Donald Trump has an opportunity for greatness. Will he rise to it, or fall over his worst ideas and become just one more failed American President?
The chance for greatness is not something offered every leader.
The opportunity requires both a set of extremely adverse circumstances and an exceptional person in power who overcomes them.
All too briefly, Obama seemed to have the chance in 2008, but he very quickly proved himself incapable of rising to the challenge.
So, Obama goes down in history, despite his remarkable achievement of becoming the first black President, as an extremely mediocre leader who was bent by the very forces he should have controlled. He almost melted away before our eyes, proving definitively that there is a great difference between the talents required for political campaigning and those required for success in office.
Trump now has an opportunity for greatness, more so than any politician I can recall. He is faced with huge problems, many of them the work of the failed Obama, and they are more than just any set of problems, for they involve the deaths and misery of millions and the risks of an international nuclear holocaust.
It is already clear that Trump has the strengths required—immensely energetic and hard-working, absolutely not intimidated by a powerful and pervasive establishment, and a surprisingly resourceful mind.
But there are clouds on the horizon. Trump is one of those people whose mind seems to crackle with ideas and notions, and, just as is the case with others of this type, including many famous scientists and creative talents, a fair number of the ideas and notions are not worth pursuing and some are complete rubbish. I put into this category notions like a national Muslim registry or the round-up and deportation of millions of Mexican illegals or crippling the United Nations.
I would certainly add Trump’s words around the utterly repulsive subject of torture, but here we find an example of Trump being really clever, showing the kind of skill a statesman must possess. With his words on torture, Trump got to tell the belly-over-belt segment of his followers that he will do literally anything for dear old America, but he then played the game of deferring to the wisdom of one of his most intelligent appointments, General James Mattis, who opposes torture. Who can argue with a “Marine’s Marine” on such topics? The Iron Chancellor himself would be proud of the whole performance.
Trump’s wall with Mexico for me is neither here nor there. Lots of countries build walls, and while I am opposed to them in general, I recognize the arguments for them, and of course every country has the right to protect its borders.
But you cannot round up and deport millions, even if they are illegals, without great adverse consequences. It is a non-starter as an idea. What we have is a situation created by the ineffectiveness of past governments over many years. That is a reality you must accept unless you want to create, to put it mildly, one of the worst public relations fiascos of the century. Remember, we live in the age of cell phone videos and the Internet, an entirely different situation than what prevailed the last time America did the very thing Trump is proposing, roughly ninety years ago.

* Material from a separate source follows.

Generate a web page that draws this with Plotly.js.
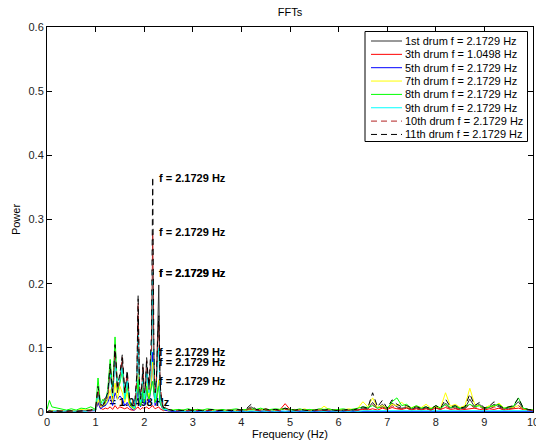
<!DOCTYPE html>
<html>
<head>
<meta charset="utf-8">
<script src="https://cdn.plot.ly/plotly-3.0.1.min.js"></script>
<style>html,body{margin:0;padding:0;background:#fff;}#chart{width:536px;height:441px;}</style>
</head>
<body>
<div id="chart"></div>
<script>
// Frequency grid (Hz)
var freq = [0,0.05,0.1,0.2,0.3,0.4,0.5,0.6,0.7,0.8,0.9,
  1.00,1.05,1.10,1.15,1.20,1.25,1.30,1.35,1.40,1.45,1.50,1.55,1.60,1.65,1.70,1.75,
  1.800,1.825,1.850,1.875,1.900,1.925,1.950,1.975,2.000,2.025,2.050,2.075,2.100,2.125,2.150,2.175,2.200,2.225,2.250,2.275,2.300,2.325,2.350,2.375,2.400,
  2.45,2.5,2.55,2.6,
  2.7,2.8,2.9,3.0,3.1,3.2,3.3,3.4,3.5,3.6,
  3.7,3.8,3.9,4.0,4.1,4.2,4.3,4.4,4.5,4.6,
  4.7,4.8,4.9,5.0,5.1,5.2,5.3,5.4,5.5,5.6,
  5.7,5.8,5.9,6.0,6.1,6.2,6.3,6.4,6.5,6.6,
  6.7,6.8,6.9,7.0,7.1,7.2,7.3,7.4,7.5,7.6,
  7.7,7.8,7.9,8.0,8.1,8.2,8.3,8.4,8.5,8.6,
  8.7,8.8,8.9,9.0,9.1,9.2,9.3,9.4,9.5,9.6,
  9.7,9.8,9.9,10.0];

var drum1 = [0,.002,.002,.001,.002,.001,.002,.001,.002,.002,.003,
  .004,.03,.01,.008,.015,.02,.07,.02,.09,.03,.05,.08,.025,.055,.015,.008,
  .008,.02,.05,.15,.04,.015,.03,.065,.025,.03,.075,.05,.03,.065,.09,.217,.07,.025,.04,.12,.198,.04,.015,.01,.005,
  .006,.003,.003,.002,
  .003,.002,.003,.002,.004,.002,.002,.003,.002,.003,
  .002,.003,.003,.002,.004,.008,.003,.004,.003,.002,
  .003,.004,.005,.003,.004,.003,.002,.003,.002,.003,
  .003,.003,.002,.003,.002,.003,.004,.003,.006,.005,
  .015,.006,.012,.005,.014,.008,.006,.007,.005,.006,
  .005,.006,.004,.008,.005,.014,.006,.008,.005,.006,
  .020,.008,.012,.005,.007,.012,.008,.005,.006,.008,
  .016,.005,.004,.003];

var drum3 = [0,.001,.002,.001,.001,.002,.001,.001,.002,.001,.002,
  .003,.015,.006,.004,.006,.005,.008,.004,.01,.005,.008,.006,.005,.007,.004,.003,
  .003,.005,.006,.008,.005,.004,.006,.007,.005,.006,.008,.006,.005,.007,.008,.01,.007,.005,.006,.007,.008,.005,.004,.003,.002,
  .003,.002,.003,.002,
  .002,.003,.002,.004,.002,.003,.002,.003,.002,.003,
  .002,.003,.002,.003,.002,.004,.003,.002,.004,.003,
  .003,.004,.013,.004,.003,.004,.002,.003,.002,.003,
  .002,.003,.002,.003,.002,.003,.002,.003,.004,.003,
  .005,.003,.006,.004,.007,.005,.004,.006,.003,.005,
  .003,.005,.003,.006,.004,.007,.004,.005,.003,.004,
  .005,.006,.004,.003,.005,.004,.006,.003,.004,.005,
  .006,.004,.003,.002];

var drum5 = [0,.001,.001,.001,.001,.001,.001,.001,.001,.001,.002,
  .002,.015,.005,.008,.01,.015,.025,.01,.03,.02,.025,.02,.01,.015,.008,.004,
  .003,.01,.02,.04,.015,.008,.015,.03,.012,.015,.04,.025,.015,.03,.045,.093,.03,.01,.015,.03,.045,.015,.008,.005,.003,
  .002,.002,.001,.001,
  .001,.001,.001,.001,.001,.001,.001,.001,.001,.001,
  .001,.001,.001,.001,.001,.001,.001,.001,.001,.001,
  .001,.001,.001,.001,.001,.001,.001,.001,.001,.001,
  .001,.001,.001,.001,.001,.001,.001,.001,.001,.001,
  .001,.002,.001,.001,.002,.001,.002,.001,.001,.002,
  .001,.002,.001,.002,.001,.002,.001,.002,.001,.002,
  .002,.001,.002,.001,.002,.001,.002,.001,.002,.001,
  .002,.001,.001,.001];

var drum7 = [0,.003,.002,.002,.003,.002,.003,.002,.004,.003,.004,
  .003,.02,.008,.01,.012,.02,.035,.015,.045,.02,.04,.03,.015,.03,.01,.006,
  .004,.015,.03,.06,.025,.01,.02,.05,.02,.025,.045,.03,.02,.04,.05,.078,.04,.015,.02,.04,.05,.02,.01,.006,.003,
  .004,.003,.002,.003,
  .003,.002,.003,.002,.004,.002,.003,.002,.003,.002,
  .002,.003,.002,.004,.003,.002,.004,.003,.005,.002,
  .003,.004,.005,.003,.004,.003,.005,.002,.004,.003,
  .009,.004,.003,.004,.003,.005,.004,.006,.016,.008,
  .022,.007,.010,.006,.012,.010,.015,.008,.007,.009,
  .007,.012,.006,.008,.007,.030,.009,.012,.007,.010,
  .037,.012,.009,.006,.010,.008,.014,.006,.008,.007,
  .010,.005,.004,.003];

var drum8 = [.004,.018,.008,.006,.004,.003,.005,.003,.006,.005,.008,
  .004,.053,.012,.02,.015,.035,.082,.03,.117,.035,.045,.065,.02,.04,.015,.008,
  .005,.015,.03,.05,.02,.01,.02,.035,.015,.02,.04,.025,.02,.03,.035,.048,.03,.015,.02,.035,.04,.015,.01,.006,.004,
  .005,.003,.004,.003,
  .004,.003,.005,.003,.004,.003,.005,.004,.003,.004,
  .003,.004,.005,.003,.004,.005,.004,.006,.003,.004,
  .005,.004,.006,.004,.003,.005,.003,.004,.003,.005,
  .004,.005,.003,.004,.005,.003,.004,.006,.008,.007,
  .010,.006,.008,.005,.016,.022,.010,.012,.006,.010,
  .006,.008,.005,.010,.006,.012,.007,.009,.006,.008,
  .012,.008,.010,.005,.008,.010,.012,.006,.007,.009,
  .022,.006,.004,.003];

var drum9 = [0,.002,.001,.002,.001,.002,.001,.002,.002,.001,.003,
  .003,.03,.01,.015,.02,.03,.06,.025,.08,.04,.05,.07,.02,.05,.02,.01,
  .006,.02,.045,.12,.04,.015,.03,.06,.02,.03,.07,.04,.03,.06,.08,.217,.06,.02,.04,.08,.1,.03,.012,.008,.004,
  .004,.003,.002,.002,
  .002,.001,.002,.001,.002,.001,.002,.001,.002,.001,
  .001,.002,.001,.002,.001,.002,.001,.002,.001,.002,
  .001,.002,.001,.002,.001,.002,.001,.001,.002,.001,
  .001,.002,.001,.001,.002,.001,.002,.001,.002,.002,
  .002,.002,.003,.002,.003,.002,.002,.003,.002,.002,
  .002,.002,.002,.003,.002,.003,.002,.002,.002,.003,
  .003,.002,.002,.002,.003,.002,.002,.002,.002,.003,
  .003,.002,.002,.002];

var drum10 = [0,.001,.001,.001,.002,.001,.001,.002,.001,.002,.002,
  .005,.035,.01,.012,.018,.025,.065,.028,.095,.035,.055,.085,.028,.06,.018,.01,
  .01,.025,.055,.17,.045,.02,.035,.07,.03,.035,.08,.055,.035,.07,.1,.28,.08,.03,.045,.1,.14,.045,.02,.01,.005,
  .006,.004,.003,.002,
  .002,.002,.003,.002,.002,.002,.003,.002,.002,.002,
  .002,.002,.003,.002,.003,.006,.003,.002,.003,.002,
  .003,.002,.004,.003,.002,.003,.002,.002,.002,.003,
  .002,.003,.002,.002,.002,.003,.002,.003,.005,.004,
  .012,.005,.008,.004,.010,.006,.005,.006,.004,.005,
  .004,.005,.003,.006,.004,.010,.005,.006,.004,.005,
  .012,.006,.008,.004,.005,.008,.006,.004,.005,.006,
  .010,.004,.003,.002];

var drum11 = [0,.002,.001,.002,.001,.002,.002,.001,.002,.002,.003,
  .006,.04,.012,.01,.02,.03,.075,.03,.105,.04,.06,.09,.03,.065,.02,.01,
  .01,.03,.06,.182,.05,.02,.04,.075,.03,.04,.085,.06,.04,.08,.12,.366,.09,.03,.05,.11,.15,.05,.02,.012,.006,
  .008,.004,.003,.002,
  .003,.002,.004,.002,.003,.002,.003,.004,.002,.003,
  .003,.002,.004,.003,.005,.012,.004,.003,.005,.003,
  .004,.003,.006,.004,.003,.004,.003,.002,.003,.004,
  .003,.004,.003,.002,.003,.004,.003,.005,.008,.006,
  .030,.008,.018,.006,.019,.012,.008,.010,.006,.008,
  .006,.008,.005,.010,.006,.020,.008,.010,.006,.008,
  .028,.010,.015,.006,.009,.016,.010,.006,.008,.010,
  .022,.006,.004,.003];

var seriesNames = ['1st drum', '3th drum', '5th drum', '7th drum', '8th drum', '9th drum', '10th drum', '11th drum'];
var seriesData = [drum1, drum3, drum5, drum7, drum8, drum9, drum10, drum11];
var peakFreq = [2.1729, 1.0498, 2.1729, 2.1729, 2.1729, 2.1729, 2.1729, 2.1729];
var peakPower = [0.217, 0.014, 0.093, 0.078, 0.048, 0.217, 0.280, 0.365];
var colors = ['#333333', '#ff0000', '#0000ff', '#ffff00', '#00ff00', '#00ffff', '#b22222', '#000000'];
var dashes = ['solid', 'solid', 'solid', 'solid', 'solid', 'solid', '6px,4px', '6px,4px'];

var FONT = 'Liberation Sans, Arial, sans-serif';
var W = 536, H = 441, ML = 47, MR = 3, MT = 27, MB = 29;
var PW = W - ML - MR, PH = H - MT - MB;
function px2x(px) { return (px - ML) / PW; }
function px2y(py) { return (H - MB - py) / PH; }

var traces = [];
// label for the 3rd drum, drawn under the lines
traces.push({
  x: [peakFreq[1] + 0.1], y: [peakPower[1]], mode: 'text', type: 'scatter',
  text: ['<b>f = ' + peakFreq[1].toFixed(4) + ' Hz</b>'], textposition: 'middle right',
  textfont: {family: FONT, size: 11, color: '#000'}, showlegend: false, hoverinfo: 'skip'
});
for (var i = 0; i < seriesNames.length; i++) {
  traces.push({
    x: freq, y: seriesData[i], type: 'scatter', mode: 'lines',
    name: seriesNames[i] + ' f = ' + peakFreq[i].toFixed(4) + ' Hz',
    line: {color: colors[i], width: 1, dash: dashes[i]}, showlegend: false
  });
}

var annotations = [];
for (var j = 0; j < seriesNames.length; j++) {
  if (j === 1) continue;
  annotations.push({
    x: peakFreq[j] + 0.1, y: peakPower[j], xref: 'x', yref: 'y',
    text: '<b>f = ' + peakFreq[j].toFixed(4) + ' Hz</b>', showarrow: false,
    xanchor: 'left', yanchor: 'middle', font: {family: FONT, size: 11, color: '#000'}
  });
}

// MATLAB-style legend box
var shapes = [{
  type: 'rect', xref: 'paper', yref: 'paper', layer: 'above',
  x0: px2x(365), x1: px2x(527.5), y0: px2y(141.5), y1: px2y(31.5),
  line: {color: '#000', width: 1}, fillcolor: '#fff'
}];
for (var k = 0; k < seriesNames.length; k++) {
  var rowY = 41 + k * 13.35;
  shapes.push({
    type: 'line', xref: 'paper', yref: 'paper', layer: 'above',
    x0: px2x(371), x1: px2x(402), y0: px2y(rowY), y1: px2y(rowY),
    line: {color: colors[k], width: 1, dash: dashes[k]}
  });
  annotations.push({
    xref: 'paper', yref: 'paper', x: px2x(403), y: px2y(rowY), xanchor: 'left', yanchor: 'middle',
    text: seriesNames[k] + ' f = ' + peakFreq[k].toFixed(4) + ' Hz', showarrow: false,
    font: {family: FONT, size: 11, color: '#000'}
  });
}

var axisCommon = {
  showgrid: false, zeroline: false, showline: true, linecolor: '#000', linewidth: 1,
  mirror: 'ticks', ticks: 'inside', ticklen: 5, tickcolor: '#000', tickwidth: 1,
  tickfont: {family: FONT, size: 11, color: '#222'}, ticklabeloverflow: 'allow'
};

var layout = {
  width: W, height: H,
  margin: {l: ML, r: MR, t: MT, b: MB},
  paper_bgcolor: '#fff', plot_bgcolor: '#fff',
  title: {text: 'FFTs', font: {family: FONT, size: 11, color: '#000'}, x: 0.5, xref: 'paper', y: 1 - 12/441, yref: 'container', yanchor: 'middle'},
  xaxis: Object.assign({}, axisCommon, {range: [0, 10], dtick: 1, tick0: 0,
    title: {text: 'Frequency (Hz)', font: {family: FONT, size: 11, color: '#000'}, standoff: 3}}),
  yaxis: Object.assign({}, axisCommon, {range: [0, 0.6], dtick: 0.1, tick0: 0,
    title: {text: 'Power', font: {family: FONT, size: 11, color: '#000'}, standoff: 5}}),
  showlegend: false,
  shapes: shapes,
  annotations: annotations
};

Plotly.newPlot('chart', traces, layout, {displayModeBar: false, staticPlot: true});
</script>
</body>
</html>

Not many Americans likely realize that there was a precedent. Starting in 1929 and for some years after, huge numbers of Mexicans—estimated to have been between half a million and two million—living in America were deported summarily. It is not a precedent to copy, smelling as it does of activities we associate with the fascist governments of that same dark period. It is something that cannot even be done without many extremely unhappy scenes.

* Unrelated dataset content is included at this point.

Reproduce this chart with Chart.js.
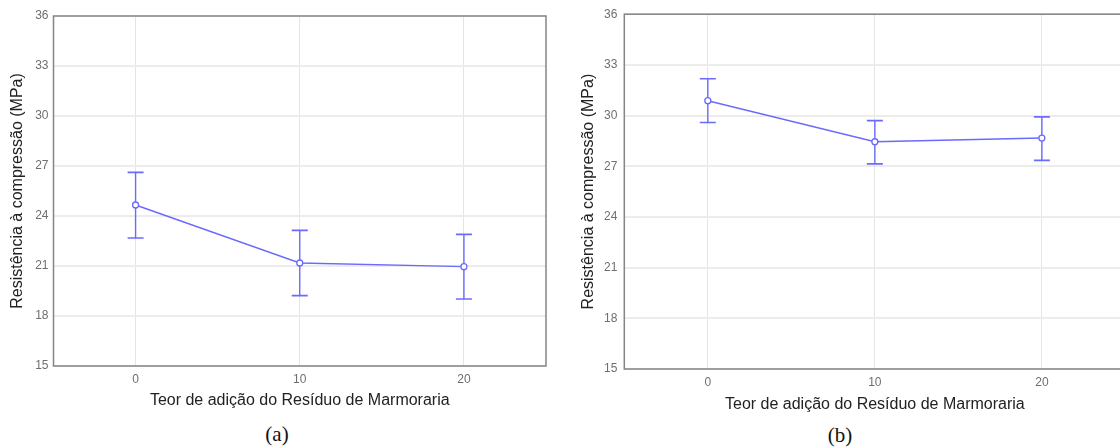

Trump should build his wall and keep strict compliance with law afterwards, but mass deportations will not go down well anywhere and will only create big and ugly barriers in many of America’s relationships, and not just those with Mexico.
Trump needs a filtering mechanism for his bubbling, teeming thoughts because his better ideas and notions are the ones that promise to mark him for greatness. I include here the end of America’s interfering and overthrowing foreign governments, the end of the terrible Bush-Obama Neocon Wars that have killed a couple of million and created millions of desperate refugees, and his bold efforts to bring jobs to millions of Americans living in what can only be called squalor. Those are the goals of a great leader.
And if he can succeed, I believe it is possible for Trump to build a new coalition for his party. This kind of thing has happened before, and if he could succeed at it, it would be yet another great achievement. The Republican Party, before Trump hi-jacked it and gave new purpose, was moribund, lacking any clear purpose beyond trying to achieve power and divvy up the spoils of periodic victory.
The interesting thing is that the Democratic Party Trump defeated has been in a somewhat similar state. Perhaps that fact is part of why it morphed into the War Party. That party’s de facto leadership since the 1990s has been the Clintons with their bounteous, mafia-like money connections. But the Clintons were not only defeated by Trump (literally, both of them), but their defeat was accompanied by shocking revelations about them and their party’s inner workings which I do not believe can be easily lived down, and there remains a substantial probability that one or both of them is going to be prosecuted, either for the frauds of the Clinton Foundation or for the flagrantly illegal behavior of Hillary as Secretary of State.
Those facts make Trump’s opportunity even greater. He can rise to it, or he can fall over his worst ideas and become just one more failed American President.